Directions for this task
The material below should be written out in full and exactly; pictures stay out of the copy.

Supplied data
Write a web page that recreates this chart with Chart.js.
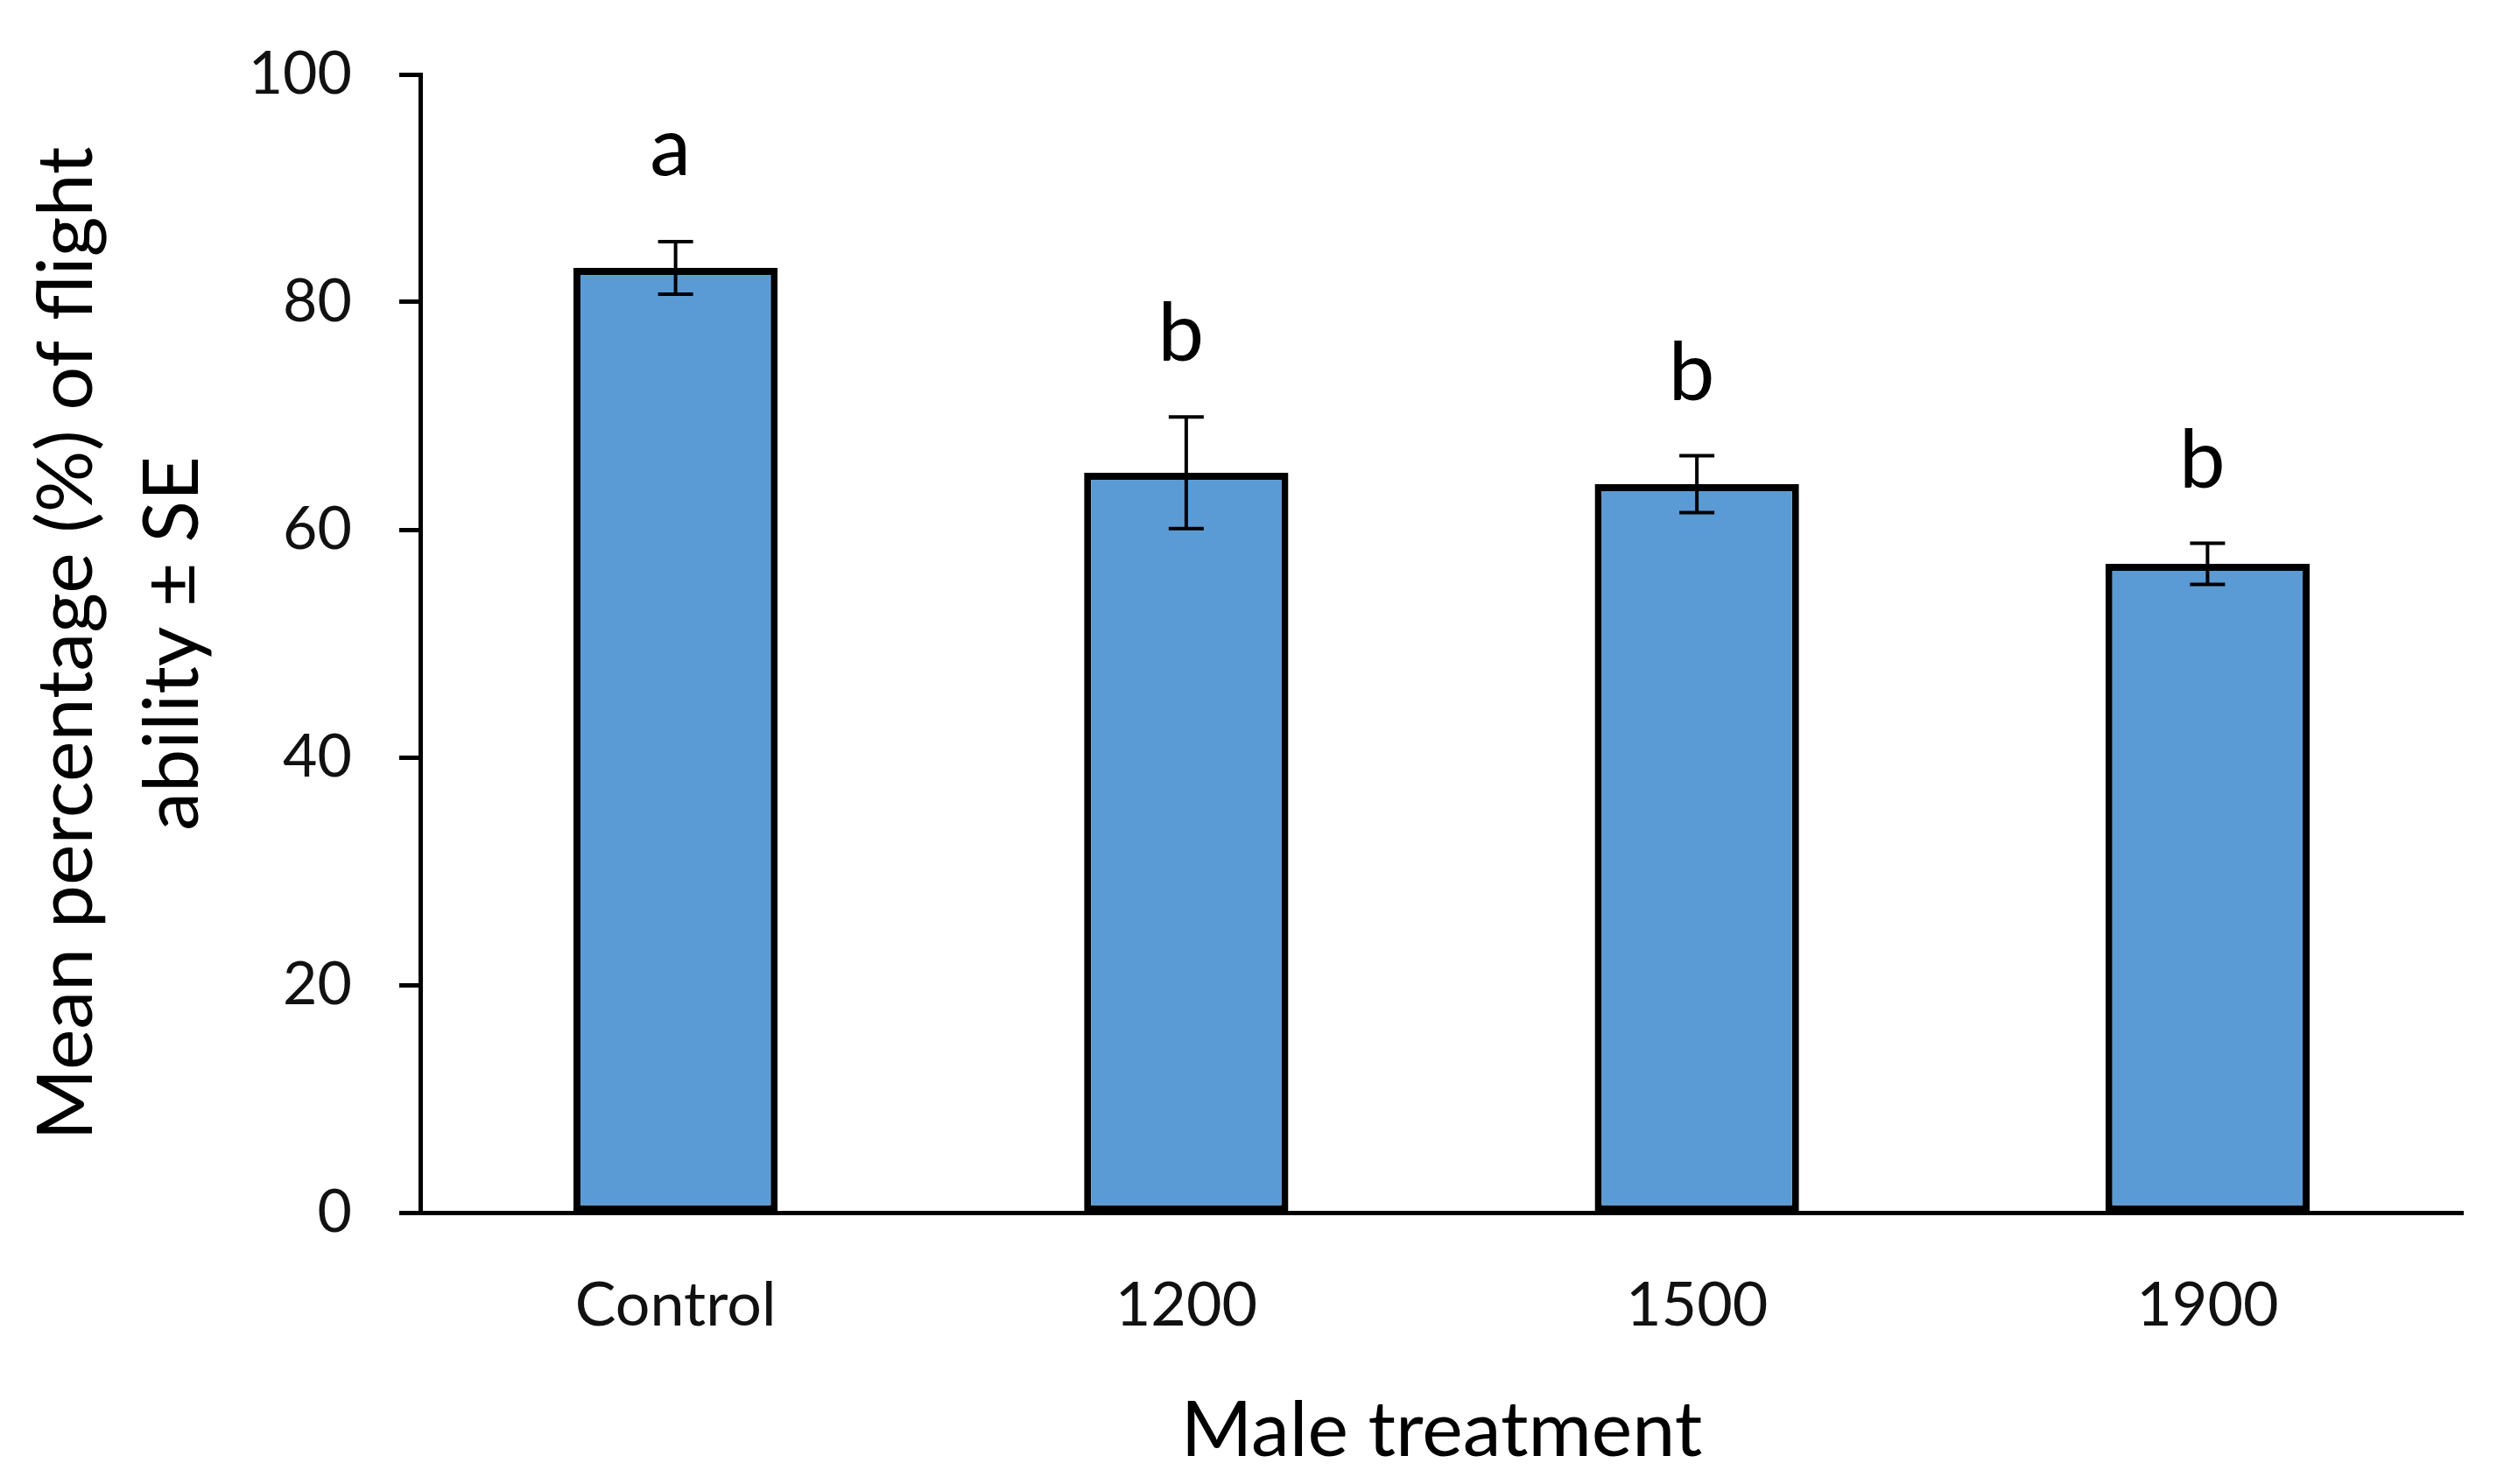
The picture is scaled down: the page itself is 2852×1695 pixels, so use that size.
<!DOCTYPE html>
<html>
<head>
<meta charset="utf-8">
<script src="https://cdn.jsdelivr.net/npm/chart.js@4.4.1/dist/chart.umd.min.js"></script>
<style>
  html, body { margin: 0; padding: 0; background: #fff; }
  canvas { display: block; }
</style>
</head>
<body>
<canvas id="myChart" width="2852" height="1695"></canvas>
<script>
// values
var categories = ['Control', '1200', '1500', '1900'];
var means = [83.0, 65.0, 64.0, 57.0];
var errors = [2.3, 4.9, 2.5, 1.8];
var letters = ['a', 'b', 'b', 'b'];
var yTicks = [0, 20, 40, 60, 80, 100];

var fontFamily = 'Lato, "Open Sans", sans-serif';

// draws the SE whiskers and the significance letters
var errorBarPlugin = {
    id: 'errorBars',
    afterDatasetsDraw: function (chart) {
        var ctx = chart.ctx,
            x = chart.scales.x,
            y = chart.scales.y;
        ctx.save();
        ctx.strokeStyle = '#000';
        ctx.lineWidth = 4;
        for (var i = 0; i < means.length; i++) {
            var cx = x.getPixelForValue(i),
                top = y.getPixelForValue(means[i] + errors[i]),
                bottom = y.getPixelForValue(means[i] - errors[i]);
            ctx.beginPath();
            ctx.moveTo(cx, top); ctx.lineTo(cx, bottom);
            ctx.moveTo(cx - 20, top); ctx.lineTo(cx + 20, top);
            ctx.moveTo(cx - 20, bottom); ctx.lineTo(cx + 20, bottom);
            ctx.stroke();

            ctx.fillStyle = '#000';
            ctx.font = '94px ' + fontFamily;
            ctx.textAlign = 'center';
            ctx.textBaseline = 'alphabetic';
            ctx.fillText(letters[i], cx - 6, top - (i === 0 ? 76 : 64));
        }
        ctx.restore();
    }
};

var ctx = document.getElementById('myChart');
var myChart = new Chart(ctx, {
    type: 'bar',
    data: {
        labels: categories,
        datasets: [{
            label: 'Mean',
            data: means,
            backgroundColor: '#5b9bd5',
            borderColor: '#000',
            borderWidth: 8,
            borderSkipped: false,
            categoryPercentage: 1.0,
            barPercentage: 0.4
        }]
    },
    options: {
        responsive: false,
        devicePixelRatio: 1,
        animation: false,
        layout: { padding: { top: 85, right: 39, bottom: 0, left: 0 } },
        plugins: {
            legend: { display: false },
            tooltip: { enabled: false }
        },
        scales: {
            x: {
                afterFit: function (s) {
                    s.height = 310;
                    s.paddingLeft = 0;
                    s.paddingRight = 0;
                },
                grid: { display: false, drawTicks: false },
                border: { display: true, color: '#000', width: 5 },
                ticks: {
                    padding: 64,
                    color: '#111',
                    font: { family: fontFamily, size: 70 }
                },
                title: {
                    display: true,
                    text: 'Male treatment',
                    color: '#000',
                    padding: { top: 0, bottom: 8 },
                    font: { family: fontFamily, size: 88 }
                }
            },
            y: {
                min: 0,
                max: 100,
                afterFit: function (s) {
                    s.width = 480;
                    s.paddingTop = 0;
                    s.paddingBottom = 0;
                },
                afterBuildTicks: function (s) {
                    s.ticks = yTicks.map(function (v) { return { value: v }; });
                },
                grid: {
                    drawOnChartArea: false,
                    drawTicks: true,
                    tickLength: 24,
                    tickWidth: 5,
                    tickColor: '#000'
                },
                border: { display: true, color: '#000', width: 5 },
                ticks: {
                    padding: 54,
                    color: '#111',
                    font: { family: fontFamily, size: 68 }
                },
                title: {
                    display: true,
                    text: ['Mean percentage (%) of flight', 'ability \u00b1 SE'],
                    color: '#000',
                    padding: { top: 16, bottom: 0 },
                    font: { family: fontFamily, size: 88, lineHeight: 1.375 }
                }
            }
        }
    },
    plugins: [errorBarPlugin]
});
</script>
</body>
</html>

Response
Write a web page that recreates this chart with Chart.js.
The picture is scaled down: the page itself is 2852×1695 pixels, so use that size.
<!DOCTYPE html>
<html>
<head>
<meta charset="utf-8">
<script src="https://cdn.jsdelivr.net/npm/chart.js@4.4.1/dist/chart.umd.min.js"></script>
<style>
  html, body { margin: 0; padding: 0; background: #fff; }
  canvas { display: block; }
</style>
</head>
<body>
<canvas id="myChart" width="2852" height="1695"></canvas>
<script>
// values
var categories = ['Control', '1200', '1500', '1900'];
var means = [83.0, 65.0, 64.0, 57.0];
var errors = [2.3, 4.9, 2.5, 1.8];
var letters = ['a', 'b', 'b', 'b'];
var yTicks = [0, 20, 40, 60, 80, 100];

var fontFamily = 'Lato, "Open Sans", sans-serif';

// draws the SE whiskers and the significance letters
var errorBarPlugin = {
    id: 'errorBars',
    afterDatasetsDraw: function (chart) {
        var ctx = chart.ctx,
            x = chart.scales.x,
            y = chart.scales.y;
        ctx.save();
        ctx.strokeStyle = '#000';
        ctx.lineWidth = 4;
        for (var i = 0; i < means.length; i++) {
            var cx = x.getPixelForValue(i),
                top = y.getPixelForValue(means[i] + errors[i]),
                bottom = y.getPixelForValue(means[i] - errors[i]);
            ctx.beginPath();
            ctx.moveTo(cx, top); ctx.lineTo(cx, bottom);
            ctx.moveTo(cx - 20, top); ctx.lineTo(cx + 20, top);
            ctx.moveTo(cx - 20, bottom); ctx.lineTo(cx + 20, bottom);
            ctx.stroke();

            ctx.fillStyle = '#000';
            ctx.font = '94px ' + fontFamily;
            ctx.textAlign = 'center';
            ctx.textBaseline = 'alphabetic';
            ctx.fillText(letters[i], cx - 6, top - (i === 0 ? 76 : 64));
        }
        ctx.restore();
    }
};

var ctx = document.getElementById('myChart');
var myChart = new Chart(ctx, {
    type: 'bar',
    data: {
        labels: categories,
        datasets: [{
            label: 'Mean',
            data: means,
            backgroundColor: '#5b9bd5',
            borderColor: '#000',
            borderWidth: 8,
            borderSkipped: false,
            categoryPercentage: 1.0,
            barPercentage: 0.4
        }]
    },
    options: {
        responsive: false,
        devicePixelRatio: 1,
        animation: false,
        layout: { padding: { top: 85, right: 39, bottom: 0, left: 0 } },
        plugins: {
            legend: { display: false },
            tooltip: { enabled: false }
        },
        scales: {
            x: {
                afterFit: function (s) {
                    s.height = 310;
                    s.paddingLeft = 0;
                    s.paddingRight = 0;
                },
                grid: { display: false, drawTicks: false },
                border: { display: true, color: '#000', width: 5 },
                ticks: {
                    padding: 64,
                    color: '#111',
                    font: { family: fontFamily, size: 70 }
                },
                title: {
                    display: true,
                    text: 'Male treatment',
                    color: '#000',
                    padding: { top: 0, bottom: 8 },
                    font: { family: fontFamily, size: 88 }
                }
            },
            y: {
                min: 0,
                max: 100,
                afterFit: function (s) {
                    s.width = 480;
                    s.paddingTop = 0;
                    s.paddingBottom = 0;
                },
                afterBuildTicks: function (s) {
                    s.ticks = yTicks.map(function (v) { return { value: v }; });
                },
                grid: {
                    drawOnChartArea: false,
                    drawTicks: true,
                    tickLength: 24,
                    tickWidth: 5,
                    tickColor: '#000'
                },
                border: { display: true, color: '#000', width: 5 },
                ticks: {
                    padding: 54,
                    color: '#111',
                    font: { family: fontFamily, size: 68 }
                },
                title: {
                    display: true,
                    text: ['Mean percentage (%) of flight', 'ability \u00b1 SE'],
                    color: '#000',
                    padding: { top: 16, bottom: 0 },
                    font: { family: fontFamily, size: 88, lineHeight: 1.375 }
                }
            }
        }
    },
    plugins: [errorBarPlugin]
});
</script>
</body>
</html>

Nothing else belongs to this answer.